● WORK TO COMPLETE
From the entries that follow, pick out all lines holding "this".

======== SUPPLIED INFORMATION ========

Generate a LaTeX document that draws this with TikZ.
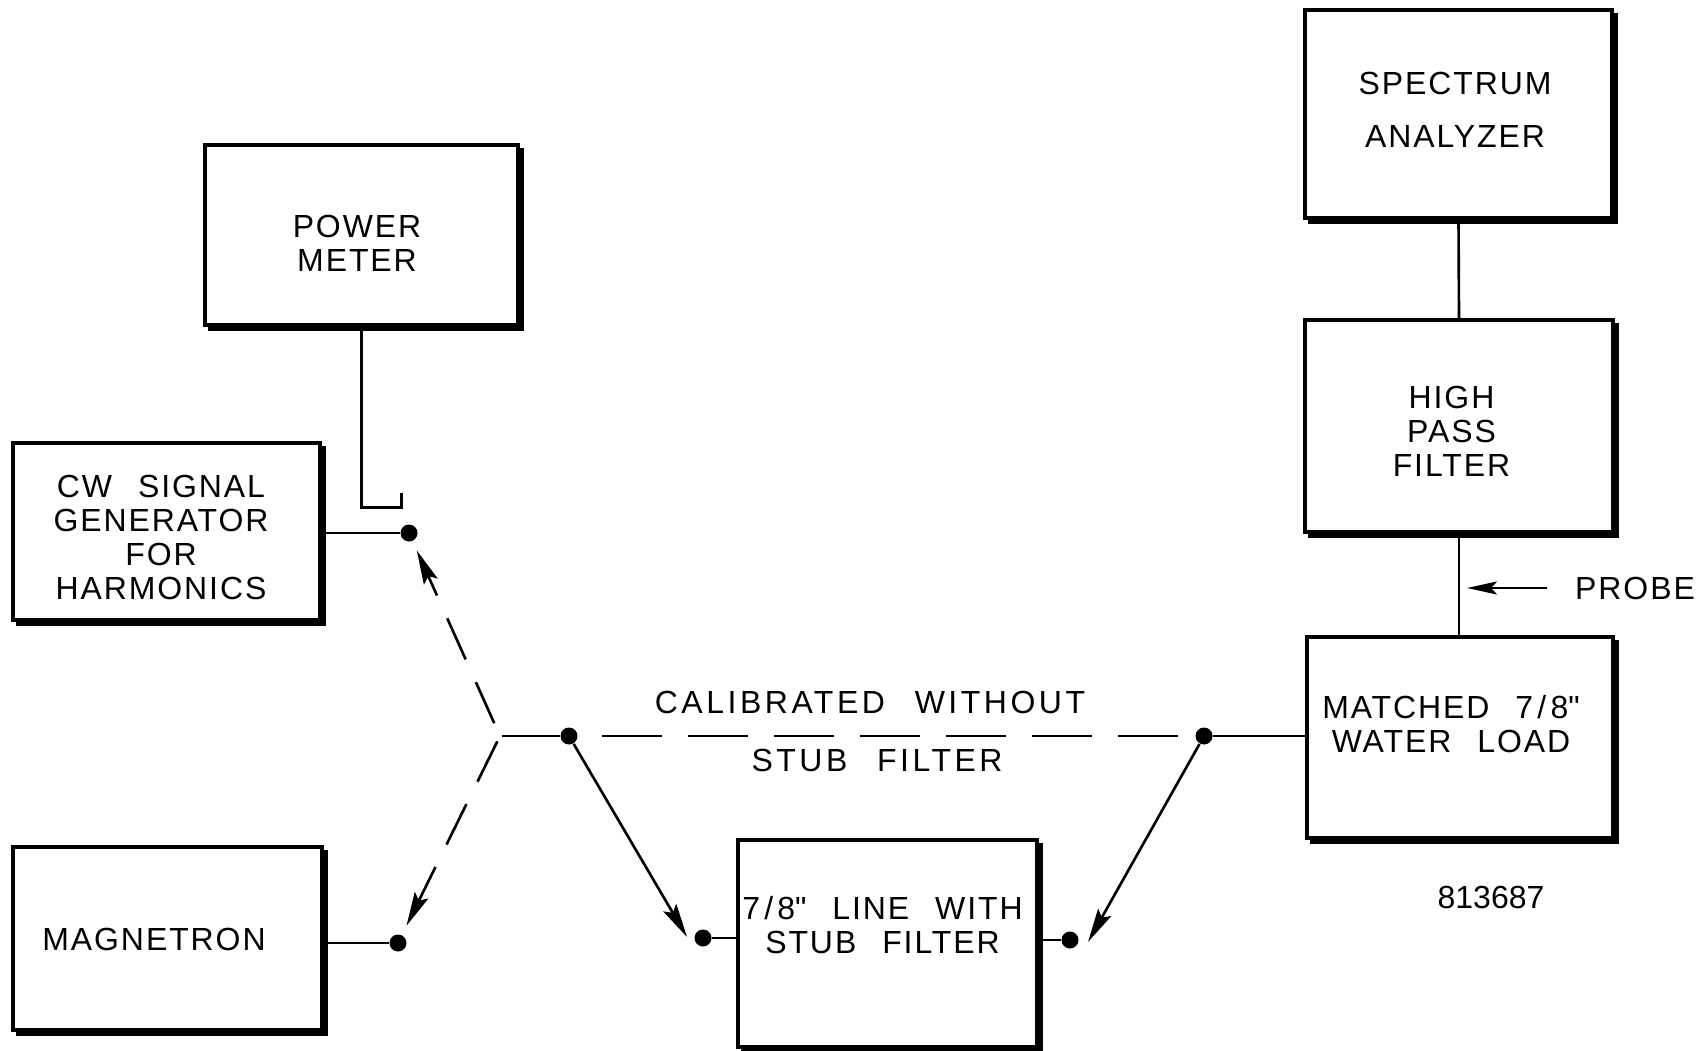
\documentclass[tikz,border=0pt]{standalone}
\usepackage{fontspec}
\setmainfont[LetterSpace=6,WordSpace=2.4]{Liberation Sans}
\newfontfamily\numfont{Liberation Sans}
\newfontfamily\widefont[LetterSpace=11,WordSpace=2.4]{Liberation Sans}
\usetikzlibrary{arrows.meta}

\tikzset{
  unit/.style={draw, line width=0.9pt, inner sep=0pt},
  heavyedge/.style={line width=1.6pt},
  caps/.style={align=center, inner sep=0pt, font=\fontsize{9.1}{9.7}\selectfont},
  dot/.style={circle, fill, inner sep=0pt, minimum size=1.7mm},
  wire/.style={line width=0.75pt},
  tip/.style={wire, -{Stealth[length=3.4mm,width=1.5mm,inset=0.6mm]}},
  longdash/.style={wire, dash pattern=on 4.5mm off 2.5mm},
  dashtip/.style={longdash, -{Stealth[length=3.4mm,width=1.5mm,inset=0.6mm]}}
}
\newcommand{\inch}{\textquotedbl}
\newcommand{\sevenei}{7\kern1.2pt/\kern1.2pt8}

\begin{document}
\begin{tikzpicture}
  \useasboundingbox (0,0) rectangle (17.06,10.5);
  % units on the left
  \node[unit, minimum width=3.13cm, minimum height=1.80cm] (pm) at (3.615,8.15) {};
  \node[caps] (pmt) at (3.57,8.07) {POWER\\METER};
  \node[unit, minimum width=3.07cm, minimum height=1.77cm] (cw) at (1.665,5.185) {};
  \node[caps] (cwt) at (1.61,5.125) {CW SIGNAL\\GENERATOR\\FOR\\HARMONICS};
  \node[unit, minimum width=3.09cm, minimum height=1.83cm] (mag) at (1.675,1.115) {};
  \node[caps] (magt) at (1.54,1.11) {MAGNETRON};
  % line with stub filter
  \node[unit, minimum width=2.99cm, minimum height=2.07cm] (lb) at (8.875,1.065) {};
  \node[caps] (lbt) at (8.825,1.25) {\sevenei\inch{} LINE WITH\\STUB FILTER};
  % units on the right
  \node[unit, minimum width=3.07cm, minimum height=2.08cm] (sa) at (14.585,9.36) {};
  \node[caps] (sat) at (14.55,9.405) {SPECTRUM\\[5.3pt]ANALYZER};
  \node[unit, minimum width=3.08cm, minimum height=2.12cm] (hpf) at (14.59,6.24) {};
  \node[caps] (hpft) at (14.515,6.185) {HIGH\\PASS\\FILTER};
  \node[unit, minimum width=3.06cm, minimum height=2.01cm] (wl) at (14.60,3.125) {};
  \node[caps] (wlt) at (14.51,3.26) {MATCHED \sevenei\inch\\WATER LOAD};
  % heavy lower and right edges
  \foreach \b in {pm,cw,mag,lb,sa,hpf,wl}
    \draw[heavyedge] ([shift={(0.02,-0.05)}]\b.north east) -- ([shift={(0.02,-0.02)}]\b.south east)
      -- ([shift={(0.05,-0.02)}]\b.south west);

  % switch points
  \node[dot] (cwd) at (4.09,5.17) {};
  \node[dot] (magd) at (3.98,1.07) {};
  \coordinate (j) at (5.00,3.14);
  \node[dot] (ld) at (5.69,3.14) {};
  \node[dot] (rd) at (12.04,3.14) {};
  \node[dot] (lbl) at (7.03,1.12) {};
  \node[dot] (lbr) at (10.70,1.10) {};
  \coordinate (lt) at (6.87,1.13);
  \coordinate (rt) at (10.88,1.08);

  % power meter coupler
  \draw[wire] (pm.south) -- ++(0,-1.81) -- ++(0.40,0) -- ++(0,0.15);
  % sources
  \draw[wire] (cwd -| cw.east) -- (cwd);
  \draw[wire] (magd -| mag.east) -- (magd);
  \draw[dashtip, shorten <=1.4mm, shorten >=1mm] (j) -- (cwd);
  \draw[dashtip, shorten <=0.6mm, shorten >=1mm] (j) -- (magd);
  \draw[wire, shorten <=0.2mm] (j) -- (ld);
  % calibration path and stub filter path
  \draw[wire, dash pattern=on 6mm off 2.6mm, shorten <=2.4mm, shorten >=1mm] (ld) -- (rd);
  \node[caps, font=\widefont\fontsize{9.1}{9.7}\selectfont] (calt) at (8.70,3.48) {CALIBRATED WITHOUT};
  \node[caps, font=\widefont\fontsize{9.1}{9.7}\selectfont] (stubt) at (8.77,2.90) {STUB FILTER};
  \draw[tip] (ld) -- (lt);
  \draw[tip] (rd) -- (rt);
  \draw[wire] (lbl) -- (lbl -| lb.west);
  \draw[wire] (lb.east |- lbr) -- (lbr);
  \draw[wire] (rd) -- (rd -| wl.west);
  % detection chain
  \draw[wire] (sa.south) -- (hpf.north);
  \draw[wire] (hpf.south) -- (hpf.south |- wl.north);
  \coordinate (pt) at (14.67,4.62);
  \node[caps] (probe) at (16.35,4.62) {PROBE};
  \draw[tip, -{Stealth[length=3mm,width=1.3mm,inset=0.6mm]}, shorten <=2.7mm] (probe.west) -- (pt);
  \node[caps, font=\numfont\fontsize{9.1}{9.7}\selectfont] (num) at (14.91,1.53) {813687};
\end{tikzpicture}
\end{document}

========
======== SUPPLIED INFORMATION ========

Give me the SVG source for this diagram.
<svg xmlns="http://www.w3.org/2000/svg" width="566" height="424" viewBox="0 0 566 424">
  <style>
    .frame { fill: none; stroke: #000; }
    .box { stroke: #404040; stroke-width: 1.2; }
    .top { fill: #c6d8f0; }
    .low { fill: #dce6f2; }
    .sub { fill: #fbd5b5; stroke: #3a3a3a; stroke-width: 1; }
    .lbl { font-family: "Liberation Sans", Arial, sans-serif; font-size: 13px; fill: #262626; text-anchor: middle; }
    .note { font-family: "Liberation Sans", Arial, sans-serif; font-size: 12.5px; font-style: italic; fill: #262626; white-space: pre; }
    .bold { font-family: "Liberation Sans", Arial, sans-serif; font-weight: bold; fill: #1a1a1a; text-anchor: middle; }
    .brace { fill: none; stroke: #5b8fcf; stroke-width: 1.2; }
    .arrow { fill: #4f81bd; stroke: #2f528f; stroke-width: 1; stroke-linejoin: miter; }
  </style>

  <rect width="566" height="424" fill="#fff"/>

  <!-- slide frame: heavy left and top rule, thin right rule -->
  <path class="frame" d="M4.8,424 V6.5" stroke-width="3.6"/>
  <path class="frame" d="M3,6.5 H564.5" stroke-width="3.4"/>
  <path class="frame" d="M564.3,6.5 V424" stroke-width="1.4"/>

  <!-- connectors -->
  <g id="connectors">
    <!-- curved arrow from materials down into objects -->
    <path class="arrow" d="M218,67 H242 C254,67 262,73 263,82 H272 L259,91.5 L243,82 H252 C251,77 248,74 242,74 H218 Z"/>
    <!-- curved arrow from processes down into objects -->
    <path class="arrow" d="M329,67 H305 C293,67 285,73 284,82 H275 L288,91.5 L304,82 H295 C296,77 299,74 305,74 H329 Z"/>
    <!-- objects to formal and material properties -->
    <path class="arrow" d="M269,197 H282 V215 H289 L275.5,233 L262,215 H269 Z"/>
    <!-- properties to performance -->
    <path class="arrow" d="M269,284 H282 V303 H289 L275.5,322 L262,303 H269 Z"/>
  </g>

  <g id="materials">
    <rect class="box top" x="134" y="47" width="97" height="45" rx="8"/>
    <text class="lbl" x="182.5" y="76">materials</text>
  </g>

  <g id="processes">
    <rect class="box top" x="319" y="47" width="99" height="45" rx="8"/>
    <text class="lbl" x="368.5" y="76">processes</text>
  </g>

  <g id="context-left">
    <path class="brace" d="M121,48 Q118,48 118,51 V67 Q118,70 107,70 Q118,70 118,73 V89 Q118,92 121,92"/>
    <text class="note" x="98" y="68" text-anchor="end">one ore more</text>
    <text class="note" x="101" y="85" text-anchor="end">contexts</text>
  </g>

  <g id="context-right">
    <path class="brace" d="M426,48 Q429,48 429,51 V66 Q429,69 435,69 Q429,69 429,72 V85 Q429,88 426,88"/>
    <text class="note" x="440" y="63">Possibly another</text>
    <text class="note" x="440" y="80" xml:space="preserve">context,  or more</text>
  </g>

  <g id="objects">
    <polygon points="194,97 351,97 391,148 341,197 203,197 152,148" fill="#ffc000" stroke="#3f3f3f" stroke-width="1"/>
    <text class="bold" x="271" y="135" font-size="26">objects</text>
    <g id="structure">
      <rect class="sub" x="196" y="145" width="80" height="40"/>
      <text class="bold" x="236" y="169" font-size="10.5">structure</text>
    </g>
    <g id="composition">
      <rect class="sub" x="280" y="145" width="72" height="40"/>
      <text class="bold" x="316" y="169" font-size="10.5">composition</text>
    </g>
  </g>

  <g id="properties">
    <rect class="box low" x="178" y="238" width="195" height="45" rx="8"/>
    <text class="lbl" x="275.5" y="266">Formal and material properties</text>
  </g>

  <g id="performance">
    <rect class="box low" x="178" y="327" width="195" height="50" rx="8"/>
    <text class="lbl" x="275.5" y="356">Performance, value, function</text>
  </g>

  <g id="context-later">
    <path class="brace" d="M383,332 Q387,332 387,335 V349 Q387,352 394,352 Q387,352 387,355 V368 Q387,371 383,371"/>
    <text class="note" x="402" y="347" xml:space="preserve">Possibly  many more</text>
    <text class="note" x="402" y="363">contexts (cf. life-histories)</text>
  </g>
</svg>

========

● TASK ANSWER
Generate a LaTeX document that draws this with TikZ.
Give me the SVG source for this diagram.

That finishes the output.